Reviewing my posts after a website re-design, I noticed that I never published this. I co-wrote it with an author/teacher friend shortly after Steve Jobs died. A similar version appeared in Notre Dame Magazine.
Steve Jobs was a durable human. His natural curiosity led him to explore new ideas, his brilliance allowed him to capitalize on what he learned, and his creativity drove him forward.
Jobs applied his experience to the design of what he called “seamless” products: devices so intuitive that using them is second nature. Yet he himself grew up in a world without such gadgets.
Jobs’ path to innovation was not built on a digital platform. He spent his time as a youth cultivating his own inborn natural resources. Early on, he built models, took electronics classes, tinkered in garages with other kids where they experimented, failed, and tried again. By taking a calligraphy course after he dropped out of college, he grew to appreciate the sweeping curves of letters and the power of an elegant typeface. A decade later, he applied his design thinking to breathtaking effect on the first Macintosh. For the rest of his life, Jobs embraced the liberal arts – hiring poets, scientists, musicians, and writers to help him create vehicles for customers’ creative expression.
For children, digital devices make learning fun and stimulate their imagination. Kids can glean much from watching a demonstration in a YouTube video, including how a motherboard is built. But that kind of learning is in constrast to how Jobs did it: with his hands, not only his head. We believe that children cannot fully express their inborn interests and capabilities within the confines of a screen. We fear that children who are never bored will not be compelled to invent new ways to amuse themselves (or, ultimately, to innovate), as Jobs and others his age did when they were young.
A number of educators, especially at the secondary and undergraduate level, note a certain cognitive laziness stealing over our students. We’re witnessing a growing number seeming less tolerant of puzzling things out, of working with abstraction, or countering challenges to their thinking. They can lack patience to strategize and can be reluctant to hazard an off-the-cuff answer with Google always close by. Many submit written work that conforms to the letter, but lacks insight or risk-taking.

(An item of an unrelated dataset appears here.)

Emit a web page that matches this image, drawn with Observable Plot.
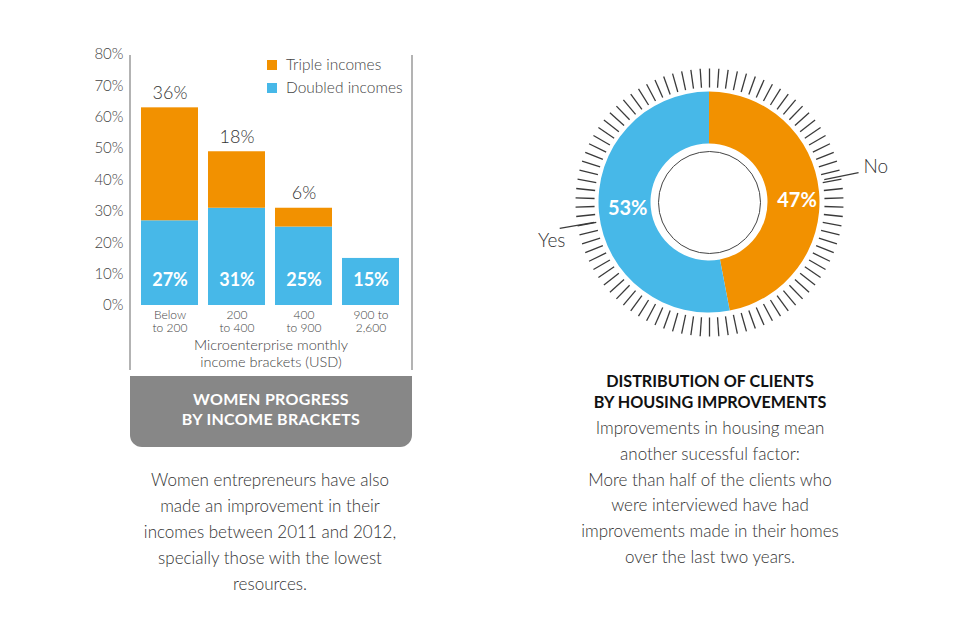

Is this proof of the well-documented shortcomings of our national educational system? Perhaps in part. The national data on laptops and tablets in the classroom are also both exciting but mixed, with many professors and students themselves admitting the devices can facilitate more distraction than real learning in the classroom. In light of this information, we fear the ultimate irony is that the devices Jobs and others have designed to complement our unique human potential could actually serve to erode it.

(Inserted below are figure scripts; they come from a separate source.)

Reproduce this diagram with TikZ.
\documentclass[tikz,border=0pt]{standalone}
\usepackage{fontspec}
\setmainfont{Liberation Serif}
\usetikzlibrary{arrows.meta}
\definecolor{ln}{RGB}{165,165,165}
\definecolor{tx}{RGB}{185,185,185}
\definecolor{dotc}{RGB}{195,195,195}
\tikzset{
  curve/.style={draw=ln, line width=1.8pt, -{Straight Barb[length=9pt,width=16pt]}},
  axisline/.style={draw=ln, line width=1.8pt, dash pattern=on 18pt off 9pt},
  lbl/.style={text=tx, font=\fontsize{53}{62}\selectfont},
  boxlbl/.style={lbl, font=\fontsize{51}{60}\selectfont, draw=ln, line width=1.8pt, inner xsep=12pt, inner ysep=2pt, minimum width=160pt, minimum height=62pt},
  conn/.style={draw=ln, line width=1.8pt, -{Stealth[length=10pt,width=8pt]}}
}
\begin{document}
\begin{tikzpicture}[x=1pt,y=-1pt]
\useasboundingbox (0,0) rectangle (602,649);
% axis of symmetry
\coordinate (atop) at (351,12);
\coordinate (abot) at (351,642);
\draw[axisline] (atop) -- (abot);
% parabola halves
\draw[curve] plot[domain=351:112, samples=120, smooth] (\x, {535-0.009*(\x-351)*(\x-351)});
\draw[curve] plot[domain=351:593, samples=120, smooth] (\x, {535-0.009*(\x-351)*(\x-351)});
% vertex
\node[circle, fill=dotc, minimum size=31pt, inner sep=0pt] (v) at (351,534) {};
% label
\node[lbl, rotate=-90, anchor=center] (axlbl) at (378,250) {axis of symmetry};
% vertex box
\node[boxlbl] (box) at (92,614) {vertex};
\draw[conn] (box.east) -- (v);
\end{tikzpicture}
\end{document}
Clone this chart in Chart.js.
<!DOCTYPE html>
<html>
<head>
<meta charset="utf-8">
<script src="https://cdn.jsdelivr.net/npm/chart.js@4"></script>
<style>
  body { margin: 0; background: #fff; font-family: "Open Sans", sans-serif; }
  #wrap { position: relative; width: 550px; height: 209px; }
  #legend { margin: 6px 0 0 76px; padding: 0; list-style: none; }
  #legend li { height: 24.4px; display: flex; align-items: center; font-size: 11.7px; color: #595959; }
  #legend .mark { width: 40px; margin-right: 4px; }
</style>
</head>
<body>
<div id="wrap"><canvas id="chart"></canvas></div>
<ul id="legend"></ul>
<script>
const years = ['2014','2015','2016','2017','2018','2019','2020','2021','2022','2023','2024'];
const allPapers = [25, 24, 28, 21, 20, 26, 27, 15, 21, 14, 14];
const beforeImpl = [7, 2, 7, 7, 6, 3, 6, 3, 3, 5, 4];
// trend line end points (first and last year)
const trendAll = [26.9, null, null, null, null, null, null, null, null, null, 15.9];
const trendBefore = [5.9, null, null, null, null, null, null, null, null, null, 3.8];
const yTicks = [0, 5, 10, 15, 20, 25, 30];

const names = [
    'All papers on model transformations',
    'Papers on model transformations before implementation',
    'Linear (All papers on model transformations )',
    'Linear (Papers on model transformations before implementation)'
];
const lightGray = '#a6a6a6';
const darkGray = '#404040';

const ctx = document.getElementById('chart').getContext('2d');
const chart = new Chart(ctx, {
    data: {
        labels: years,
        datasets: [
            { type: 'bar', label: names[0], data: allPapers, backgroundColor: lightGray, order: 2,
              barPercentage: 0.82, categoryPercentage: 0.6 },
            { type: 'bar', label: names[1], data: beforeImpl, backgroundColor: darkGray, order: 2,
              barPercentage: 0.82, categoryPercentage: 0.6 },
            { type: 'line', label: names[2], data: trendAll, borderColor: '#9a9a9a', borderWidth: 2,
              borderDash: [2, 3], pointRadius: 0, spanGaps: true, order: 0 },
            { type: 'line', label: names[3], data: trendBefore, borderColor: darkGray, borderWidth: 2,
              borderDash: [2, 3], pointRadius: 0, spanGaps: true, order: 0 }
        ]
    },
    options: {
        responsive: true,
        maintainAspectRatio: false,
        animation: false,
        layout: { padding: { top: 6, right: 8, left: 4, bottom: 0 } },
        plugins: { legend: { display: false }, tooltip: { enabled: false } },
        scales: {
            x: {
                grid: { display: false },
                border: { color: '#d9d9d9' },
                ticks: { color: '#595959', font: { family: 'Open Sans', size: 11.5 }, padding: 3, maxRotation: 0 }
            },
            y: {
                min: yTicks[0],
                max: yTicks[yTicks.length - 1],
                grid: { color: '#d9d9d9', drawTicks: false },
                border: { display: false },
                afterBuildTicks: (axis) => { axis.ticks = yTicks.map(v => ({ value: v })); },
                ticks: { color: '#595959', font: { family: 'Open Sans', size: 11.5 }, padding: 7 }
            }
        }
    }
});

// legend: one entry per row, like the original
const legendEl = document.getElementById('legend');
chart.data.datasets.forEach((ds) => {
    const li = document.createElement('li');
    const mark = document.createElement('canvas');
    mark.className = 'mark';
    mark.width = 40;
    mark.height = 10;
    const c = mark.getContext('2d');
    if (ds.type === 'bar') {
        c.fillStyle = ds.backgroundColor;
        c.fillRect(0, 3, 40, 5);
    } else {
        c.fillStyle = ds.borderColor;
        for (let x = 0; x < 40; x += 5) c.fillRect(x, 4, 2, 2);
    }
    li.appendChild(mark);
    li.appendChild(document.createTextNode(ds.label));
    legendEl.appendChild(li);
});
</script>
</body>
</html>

In his graduation address at Stanford, Jobs admonished students to “Stay hungry. Stay foolish.” Jobs himself said that his greatest successes only became possible because he failed on an epic scale when he lost the very company he had founded. We must then guard against the possibility that enabling children to seek answers too quickly from technology could quench their natural thirst for understanding and prevent the opportunity to use their own minds, to be foolish, or even to fail.
As we mourn Jobs’ death, we can rest assured his enormous achievements will live on. But even as we exist comfortably in the grasp of his brilliance, let’s be mindful to use technology in ways that enhance our humanity and not supplant it.